▶ Exercise goal
Begin with the line holding "Recreate this image", end with the line holding "const markedPoints = [0, 1, 7];", and repeat every line in between exactly, without pictures.

▶ Listed records
====

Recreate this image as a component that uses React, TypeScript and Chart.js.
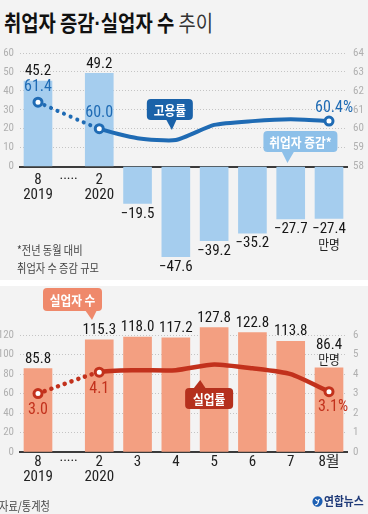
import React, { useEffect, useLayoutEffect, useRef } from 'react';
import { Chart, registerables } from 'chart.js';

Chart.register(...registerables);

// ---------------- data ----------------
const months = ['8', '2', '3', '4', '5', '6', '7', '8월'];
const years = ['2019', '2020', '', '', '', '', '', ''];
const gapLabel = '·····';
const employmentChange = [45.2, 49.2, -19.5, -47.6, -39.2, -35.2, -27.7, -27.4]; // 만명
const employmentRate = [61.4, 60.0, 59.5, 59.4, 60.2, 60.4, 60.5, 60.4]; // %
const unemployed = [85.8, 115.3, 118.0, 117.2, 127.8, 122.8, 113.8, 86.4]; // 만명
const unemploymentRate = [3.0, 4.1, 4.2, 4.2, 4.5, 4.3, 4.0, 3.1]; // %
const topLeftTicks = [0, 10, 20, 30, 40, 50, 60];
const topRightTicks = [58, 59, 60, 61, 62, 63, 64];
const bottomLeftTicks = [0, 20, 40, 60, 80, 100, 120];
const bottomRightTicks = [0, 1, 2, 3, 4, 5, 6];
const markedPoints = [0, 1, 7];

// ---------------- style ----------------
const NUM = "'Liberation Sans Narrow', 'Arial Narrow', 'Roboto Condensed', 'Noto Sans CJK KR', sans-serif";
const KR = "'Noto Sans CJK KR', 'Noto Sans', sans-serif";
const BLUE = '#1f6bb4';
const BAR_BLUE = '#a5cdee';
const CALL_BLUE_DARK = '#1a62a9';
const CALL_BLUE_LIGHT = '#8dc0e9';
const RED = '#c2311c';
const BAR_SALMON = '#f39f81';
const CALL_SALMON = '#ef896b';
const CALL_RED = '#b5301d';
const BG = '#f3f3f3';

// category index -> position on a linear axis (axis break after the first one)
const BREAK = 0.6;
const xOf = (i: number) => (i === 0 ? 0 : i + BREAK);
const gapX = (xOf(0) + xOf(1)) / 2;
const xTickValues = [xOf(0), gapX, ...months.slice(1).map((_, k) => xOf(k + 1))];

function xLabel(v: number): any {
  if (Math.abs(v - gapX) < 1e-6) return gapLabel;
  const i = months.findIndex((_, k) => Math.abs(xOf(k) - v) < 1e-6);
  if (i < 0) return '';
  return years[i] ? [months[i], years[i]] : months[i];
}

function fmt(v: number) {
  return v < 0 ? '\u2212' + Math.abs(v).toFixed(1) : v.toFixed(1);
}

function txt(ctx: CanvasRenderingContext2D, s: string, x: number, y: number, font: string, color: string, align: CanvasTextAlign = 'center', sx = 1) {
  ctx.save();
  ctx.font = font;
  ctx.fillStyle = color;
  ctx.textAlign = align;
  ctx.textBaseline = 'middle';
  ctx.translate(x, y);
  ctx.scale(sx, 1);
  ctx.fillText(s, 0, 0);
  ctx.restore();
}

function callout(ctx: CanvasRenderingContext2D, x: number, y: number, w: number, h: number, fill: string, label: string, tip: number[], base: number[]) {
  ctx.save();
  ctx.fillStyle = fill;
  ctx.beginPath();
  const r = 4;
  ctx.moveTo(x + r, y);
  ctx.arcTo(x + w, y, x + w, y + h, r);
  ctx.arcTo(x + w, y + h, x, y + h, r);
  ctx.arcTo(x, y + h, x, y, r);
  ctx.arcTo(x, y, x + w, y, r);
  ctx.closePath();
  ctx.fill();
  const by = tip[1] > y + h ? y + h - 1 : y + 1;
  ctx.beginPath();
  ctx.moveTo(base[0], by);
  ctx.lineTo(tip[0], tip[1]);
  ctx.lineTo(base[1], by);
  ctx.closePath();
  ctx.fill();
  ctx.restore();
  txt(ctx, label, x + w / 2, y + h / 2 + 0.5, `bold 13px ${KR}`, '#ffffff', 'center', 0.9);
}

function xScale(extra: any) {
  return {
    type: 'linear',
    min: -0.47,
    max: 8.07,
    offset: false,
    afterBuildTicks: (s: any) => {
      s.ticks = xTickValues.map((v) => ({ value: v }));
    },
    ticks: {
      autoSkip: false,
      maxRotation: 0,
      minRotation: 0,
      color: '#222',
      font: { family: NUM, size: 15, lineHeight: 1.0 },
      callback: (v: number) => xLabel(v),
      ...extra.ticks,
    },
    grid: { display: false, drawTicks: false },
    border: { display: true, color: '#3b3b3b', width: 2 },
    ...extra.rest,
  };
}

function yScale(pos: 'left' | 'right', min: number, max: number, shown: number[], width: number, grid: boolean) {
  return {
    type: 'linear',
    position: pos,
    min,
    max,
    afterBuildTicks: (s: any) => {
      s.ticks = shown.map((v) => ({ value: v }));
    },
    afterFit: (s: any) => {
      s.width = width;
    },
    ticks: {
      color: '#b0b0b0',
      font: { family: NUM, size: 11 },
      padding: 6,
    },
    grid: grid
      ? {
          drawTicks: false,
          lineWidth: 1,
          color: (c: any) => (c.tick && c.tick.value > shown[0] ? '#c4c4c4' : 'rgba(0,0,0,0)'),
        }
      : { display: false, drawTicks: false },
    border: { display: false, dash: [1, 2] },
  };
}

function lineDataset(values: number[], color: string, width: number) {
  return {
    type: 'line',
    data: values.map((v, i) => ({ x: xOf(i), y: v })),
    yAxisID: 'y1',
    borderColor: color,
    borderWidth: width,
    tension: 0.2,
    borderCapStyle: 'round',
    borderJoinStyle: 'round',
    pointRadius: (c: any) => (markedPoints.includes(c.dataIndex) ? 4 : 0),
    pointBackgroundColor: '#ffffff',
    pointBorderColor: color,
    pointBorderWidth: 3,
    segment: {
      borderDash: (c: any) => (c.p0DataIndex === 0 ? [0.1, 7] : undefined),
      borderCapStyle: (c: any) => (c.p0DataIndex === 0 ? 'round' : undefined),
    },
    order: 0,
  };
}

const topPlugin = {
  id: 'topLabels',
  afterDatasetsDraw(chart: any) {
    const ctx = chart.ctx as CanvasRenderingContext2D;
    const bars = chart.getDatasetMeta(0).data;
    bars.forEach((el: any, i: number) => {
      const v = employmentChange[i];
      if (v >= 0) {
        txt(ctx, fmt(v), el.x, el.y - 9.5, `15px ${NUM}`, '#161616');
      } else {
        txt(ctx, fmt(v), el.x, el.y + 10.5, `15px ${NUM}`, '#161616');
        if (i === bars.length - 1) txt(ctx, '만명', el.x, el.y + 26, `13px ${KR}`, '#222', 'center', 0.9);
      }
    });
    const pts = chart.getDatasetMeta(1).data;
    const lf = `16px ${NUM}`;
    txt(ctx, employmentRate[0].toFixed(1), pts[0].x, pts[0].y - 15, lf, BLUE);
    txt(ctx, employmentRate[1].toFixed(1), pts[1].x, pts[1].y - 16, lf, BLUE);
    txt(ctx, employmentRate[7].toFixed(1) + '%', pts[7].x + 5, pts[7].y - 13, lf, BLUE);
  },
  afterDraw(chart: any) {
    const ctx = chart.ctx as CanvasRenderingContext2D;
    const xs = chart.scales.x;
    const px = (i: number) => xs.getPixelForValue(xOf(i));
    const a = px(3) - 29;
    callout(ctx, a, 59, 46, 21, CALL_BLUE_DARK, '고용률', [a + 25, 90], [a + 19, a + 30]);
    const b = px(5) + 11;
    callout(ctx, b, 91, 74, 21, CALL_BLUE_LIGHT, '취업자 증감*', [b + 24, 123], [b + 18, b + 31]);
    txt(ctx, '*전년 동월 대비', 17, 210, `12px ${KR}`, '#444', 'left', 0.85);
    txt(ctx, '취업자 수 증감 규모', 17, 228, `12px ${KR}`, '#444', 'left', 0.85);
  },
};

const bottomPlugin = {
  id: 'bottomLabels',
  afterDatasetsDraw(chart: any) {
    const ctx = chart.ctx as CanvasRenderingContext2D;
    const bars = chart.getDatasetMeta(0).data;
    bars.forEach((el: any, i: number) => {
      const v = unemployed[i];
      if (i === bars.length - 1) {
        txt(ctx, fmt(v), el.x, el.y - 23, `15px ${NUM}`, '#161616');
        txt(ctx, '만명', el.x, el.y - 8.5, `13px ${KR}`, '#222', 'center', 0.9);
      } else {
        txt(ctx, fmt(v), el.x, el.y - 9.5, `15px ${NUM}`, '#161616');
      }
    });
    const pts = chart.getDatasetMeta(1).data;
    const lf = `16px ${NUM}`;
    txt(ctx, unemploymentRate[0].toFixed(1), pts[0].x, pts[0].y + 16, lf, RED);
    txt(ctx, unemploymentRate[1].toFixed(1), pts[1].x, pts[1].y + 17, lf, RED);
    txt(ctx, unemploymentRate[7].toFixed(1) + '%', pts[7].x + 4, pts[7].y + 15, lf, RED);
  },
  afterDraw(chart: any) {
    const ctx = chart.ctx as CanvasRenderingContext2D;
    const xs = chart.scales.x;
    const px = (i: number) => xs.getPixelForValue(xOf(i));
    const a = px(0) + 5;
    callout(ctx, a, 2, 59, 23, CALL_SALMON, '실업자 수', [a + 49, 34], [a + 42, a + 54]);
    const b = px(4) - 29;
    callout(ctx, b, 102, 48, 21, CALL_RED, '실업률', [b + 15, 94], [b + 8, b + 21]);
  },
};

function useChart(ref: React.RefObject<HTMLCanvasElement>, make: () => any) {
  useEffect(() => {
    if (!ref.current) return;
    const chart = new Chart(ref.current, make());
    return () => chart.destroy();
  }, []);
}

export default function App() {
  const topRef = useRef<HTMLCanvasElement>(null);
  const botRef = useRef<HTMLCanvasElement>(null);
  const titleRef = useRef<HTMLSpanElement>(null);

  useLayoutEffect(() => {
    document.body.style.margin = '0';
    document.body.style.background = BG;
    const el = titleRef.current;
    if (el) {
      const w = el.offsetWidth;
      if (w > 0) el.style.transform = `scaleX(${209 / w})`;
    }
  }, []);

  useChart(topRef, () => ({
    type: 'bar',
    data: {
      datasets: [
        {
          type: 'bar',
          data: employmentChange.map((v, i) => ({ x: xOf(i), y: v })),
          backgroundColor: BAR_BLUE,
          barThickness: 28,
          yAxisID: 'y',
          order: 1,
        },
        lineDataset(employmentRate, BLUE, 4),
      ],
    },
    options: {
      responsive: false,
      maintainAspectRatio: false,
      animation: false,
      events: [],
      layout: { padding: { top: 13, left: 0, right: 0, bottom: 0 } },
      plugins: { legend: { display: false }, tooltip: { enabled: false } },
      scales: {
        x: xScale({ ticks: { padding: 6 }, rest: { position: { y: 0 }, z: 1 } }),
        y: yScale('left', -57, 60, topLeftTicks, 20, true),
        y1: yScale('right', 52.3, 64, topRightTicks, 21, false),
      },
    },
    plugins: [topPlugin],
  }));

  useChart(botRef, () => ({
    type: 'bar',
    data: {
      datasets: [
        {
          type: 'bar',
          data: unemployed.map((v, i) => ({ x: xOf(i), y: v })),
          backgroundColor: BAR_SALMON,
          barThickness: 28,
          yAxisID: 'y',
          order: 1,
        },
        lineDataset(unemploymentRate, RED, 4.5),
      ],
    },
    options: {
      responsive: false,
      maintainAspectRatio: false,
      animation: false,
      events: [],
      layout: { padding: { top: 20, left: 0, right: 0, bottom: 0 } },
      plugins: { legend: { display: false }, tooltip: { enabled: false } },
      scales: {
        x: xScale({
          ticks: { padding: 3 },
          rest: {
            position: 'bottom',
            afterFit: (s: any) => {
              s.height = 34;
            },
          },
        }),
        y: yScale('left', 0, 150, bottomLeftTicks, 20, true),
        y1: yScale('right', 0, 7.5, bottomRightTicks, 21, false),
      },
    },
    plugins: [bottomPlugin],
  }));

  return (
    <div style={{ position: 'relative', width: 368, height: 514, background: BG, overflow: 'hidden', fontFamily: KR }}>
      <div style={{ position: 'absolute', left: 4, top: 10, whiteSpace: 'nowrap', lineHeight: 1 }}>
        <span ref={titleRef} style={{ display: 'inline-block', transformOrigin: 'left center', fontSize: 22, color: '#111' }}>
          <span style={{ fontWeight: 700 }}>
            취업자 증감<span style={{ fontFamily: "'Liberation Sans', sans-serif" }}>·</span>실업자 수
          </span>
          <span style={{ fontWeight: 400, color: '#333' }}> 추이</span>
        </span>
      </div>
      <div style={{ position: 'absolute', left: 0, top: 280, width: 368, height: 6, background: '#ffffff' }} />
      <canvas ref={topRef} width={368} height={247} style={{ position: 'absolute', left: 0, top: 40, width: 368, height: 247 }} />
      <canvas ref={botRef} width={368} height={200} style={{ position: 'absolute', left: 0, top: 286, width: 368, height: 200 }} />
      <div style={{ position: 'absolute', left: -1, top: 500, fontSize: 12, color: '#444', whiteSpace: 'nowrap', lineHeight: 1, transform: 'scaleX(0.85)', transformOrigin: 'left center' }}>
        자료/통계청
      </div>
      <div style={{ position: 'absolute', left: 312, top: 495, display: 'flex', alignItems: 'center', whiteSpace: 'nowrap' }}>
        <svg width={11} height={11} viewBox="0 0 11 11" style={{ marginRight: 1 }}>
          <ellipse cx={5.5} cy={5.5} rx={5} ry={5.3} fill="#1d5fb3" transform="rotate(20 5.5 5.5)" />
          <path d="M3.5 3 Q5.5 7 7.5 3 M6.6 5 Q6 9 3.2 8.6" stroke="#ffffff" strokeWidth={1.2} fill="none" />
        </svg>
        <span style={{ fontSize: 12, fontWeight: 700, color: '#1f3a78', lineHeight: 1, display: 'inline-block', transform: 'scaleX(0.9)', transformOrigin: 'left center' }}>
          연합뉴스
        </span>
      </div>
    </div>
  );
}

====

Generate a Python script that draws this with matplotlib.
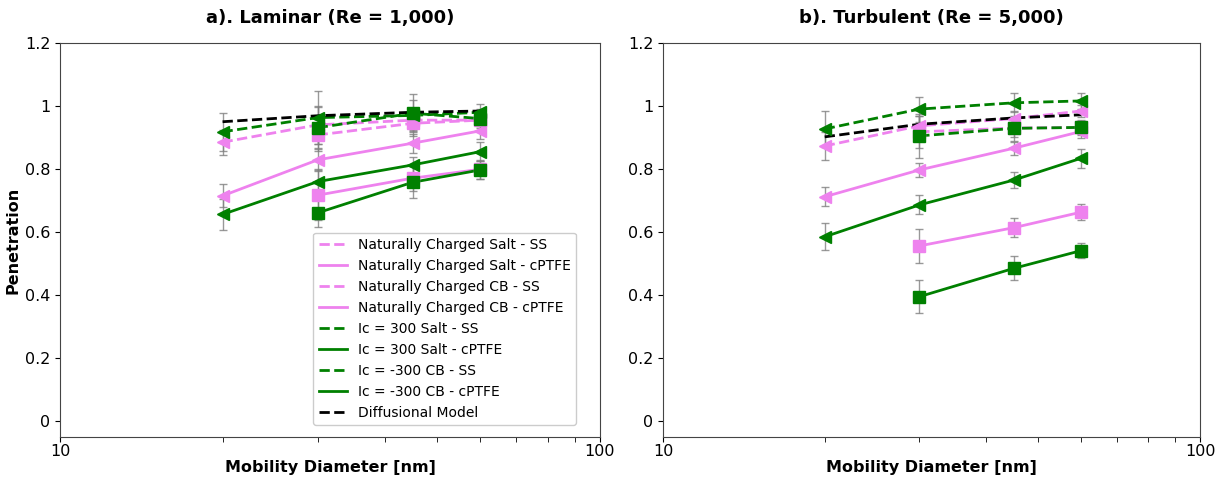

====

▶ The reply
Recreate this image as a component that uses React, TypeScript and Chart.js.
import React, { useEffect, useLayoutEffect, useRef } from 'react';
import { Chart, registerables } from 'chart.js';

Chart.register(...registerables);

// ---------------- data ----------------
const months = ['8', '2', '3', '4', '5', '6', '7', '8월'];
const years = ['2019', '2020', '', '', '', '', '', ''];
const gapLabel = '·····';
const employmentChange = [45.2, 49.2, -19.5, -47.6, -39.2, -35.2, -27.7, -27.4]; // 만명
const employmentRate = [61.4, 60.0, 59.5, 59.4, 60.2, 60.4, 60.5, 60.4]; // %
const unemployed = [85.8, 115.3, 118.0, 117.2, 127.8, 122.8, 113.8, 86.4]; // 만명
const unemploymentRate = [3.0, 4.1, 4.2, 4.2, 4.5, 4.3, 4.0, 3.1]; // %
const topLeftTicks = [0, 10, 20, 30, 40, 50, 60];
const topRightTicks = [58, 59, 60, 61, 62, 63, 64];
const bottomLeftTicks = [0, 20, 40, 60, 80, 100, 120];
const bottomRightTicks = [0, 1, 2, 3, 4, 5, 6];
const markedPoints = [0, 1, 7];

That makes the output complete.